I'm going on a little bit of a tangent here, but where I'm eventually going is this - we as a society may need to come to grips with the fact that the middle class retirement dream of working until you were 60 and then retiring and living comfortably for the rest of your life may have been an aberration and an anomaly, rather than something sustainable. Detroit and the auto industry probably did more to create that dream than anything else, and GM and Chrysler needed to be taken into government receivership because of its crippling pension obligations in an economic downturn, Ford merely succeeded in not going bankrupt, and the City of Detroit itself is currently going through bankruptcy proceedings largely because it simply can't afford to pay its future pension obligations, either. So far, the pensions are
mostly intact, but one thing that hasn't gotten much media attention is that while the pensions came through mostly uscathed, the equally-large health benefit obligations were gutted for pensioners.

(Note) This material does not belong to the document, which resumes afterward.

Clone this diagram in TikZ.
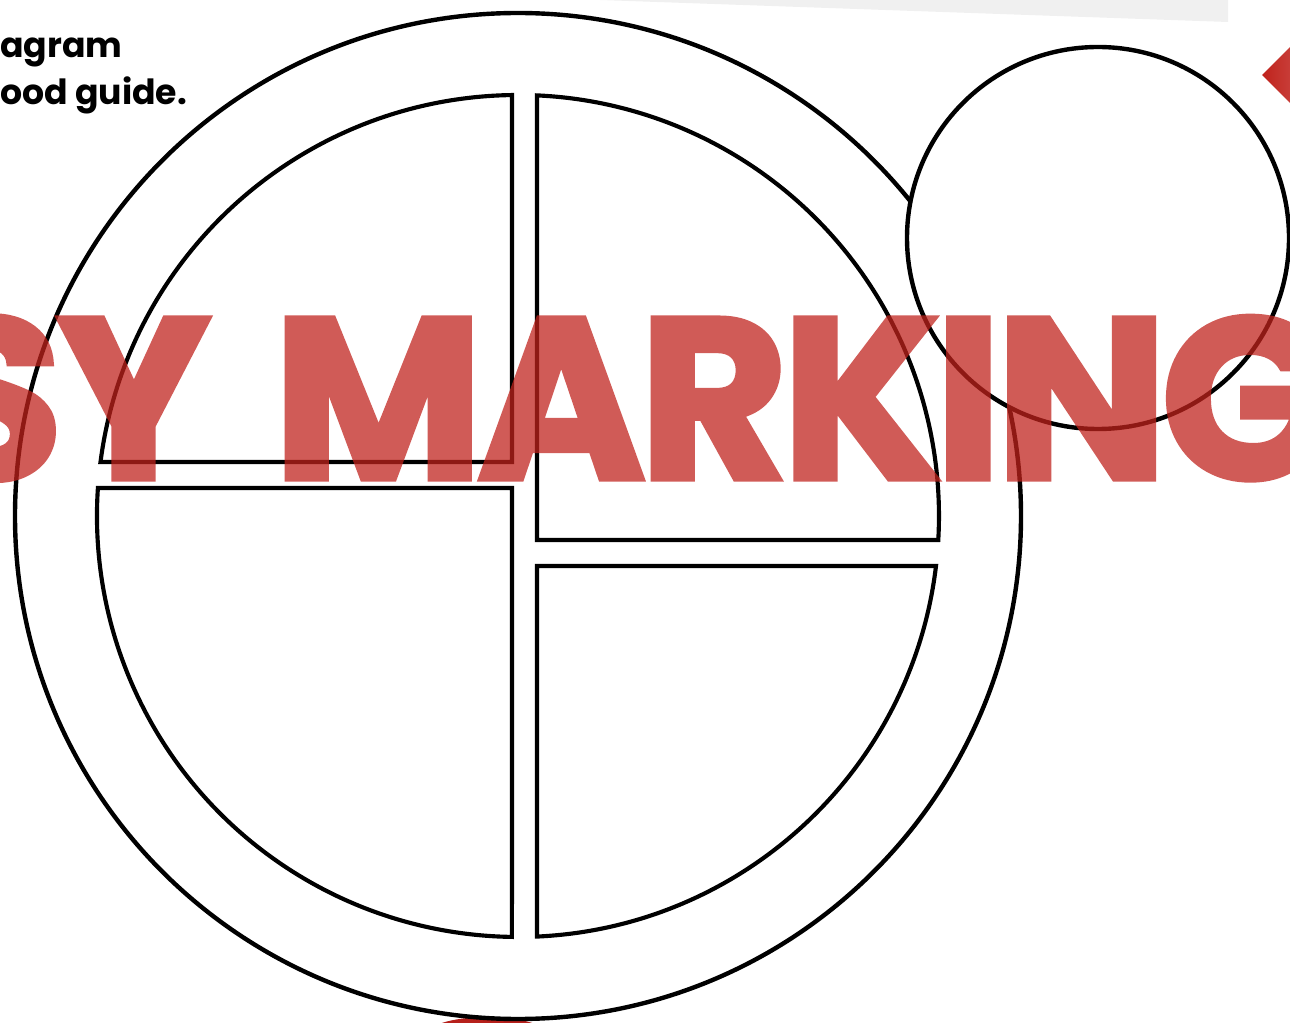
\documentclass[tikz,border=0pt]{standalone}
\usepackage{fontspec}
\usepackage{xcolor}
\usepackage{tikz}
\newfontfamily\platefont{Poppins}
\newfontfamily\stampfont{Poppins}[BoldFeatures={FakeBold=2.2},LetterSpace=-3,WordSpace=1.5]
\definecolor{markred}{RGB}{192,34,28}
\definecolor{bandgray}{RGB}{240,240,240}

\begin{document}
\begin{tikzpicture}[x=0.75pt,y=-0.75pt,
  rim/.style={draw=black,line width=3.3pt},
  part/.style={draw=black,line width=3.1pt,line join=miter},
  stamp/.style={text=markred,font=\stampfont\bfseries\fontsize{172}{172}\selectfont,inner sep=0pt,anchor=base west},
  head/.style={font=\platefont\bfseries\fontsize{26}{35}\selectfont,inner sep=0pt,anchor=base west}]
\useasboundingbox (0,0) rectangle (1290,1023);
% page bits
\fill[bandgray] (600,0) -- (1228,0) -- (1228,22) -- cycle;
\fill[markred!95!black] (487,1036) ellipse[x radius=62,y radius=19];
\shade[left color=markred,right color=markred!70!white] (1262,75) -- (1296,41) -- (1330,75) -- (1296,109) -- cycle;
% plate
\draw[rim] (518,516) circle[radius=503];
\draw[part] (512,462) -- (100.5,462) arc[start angle=187.37,end angle=269.18,radius=421] -- cycle;
\draw[part] (537,540) -- (537,95.4) arc[start angle=-87.41,end angle=3.27,radius=421] -- cycle;
\draw[part] (512,488) -- (97.9,488) arc[start angle=183.81,end angle=90.82,radius=421] -- cycle;
\draw[part] (537,566) -- (936,566) arc[start angle=6.82,end angle=87.41,radius=421] -- cycle;
% side cup
\draw[rim,fill=white] (1098,238) circle[radius=191];
% texts
\begin{scope}[transparency group,opacity=0.74]
\node[stamp] (watermark) at (-78,479) {SY MARKING};
\end{scope}
\node[head] (title1) at (0,58) {agram};
\node[head] (title2) at (0,105) {ood guide.};
\end{tikzpicture}
\end{document}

So, I guess what I'm saying here is we have to consider the fact that the whole paradigm may have been broken - that it isn't that city workers are "underpaid" relative to their private sector peers, but that if anything once you start looking at the future liabilities of the private sector employees vs the future liabilities of the public sector, the public sector's guaranteed pension income as it stands now is actually the much, much more generous deal, and theirs is probably going to have to come down, because stories like yours are less uncommon than you'd think - Detroit is the headline news example, but Illinois is also having some well publicized pension problems and recently New Jersey has been getting attention as well.
At the same time, it's a tough situation - cutting Detroit's pensions, when many/most of the remaining residents in a city whose population has fallen by three quarters in the last 50 years, is akin to gutting the economic base of the city. And one thing that public employees don't get is Social Security - they don't pay into it, they don't take out from it - so there's definitely a cap on how far you can cut. But, if a private company goes under, then anyone expecting a pension from them is going to come away with little to nothing, and this limits how far you can raise pension benefits. In the government, increasing benefits is a pretty cheap (today - less so 20 years down the road) way to earn support, and we simply haven't seen any major municipal bankrupties until just now. It's something that's going to need to be watched, but I think part of the discussion here needs to be too that for the majority of America, a "comfortable weekly salary and adequate retirement plan where you can retire with almost all of what you made monthly" is a complete pipe dream.
Idunno... Just thinking out loud/venting on my lunch break.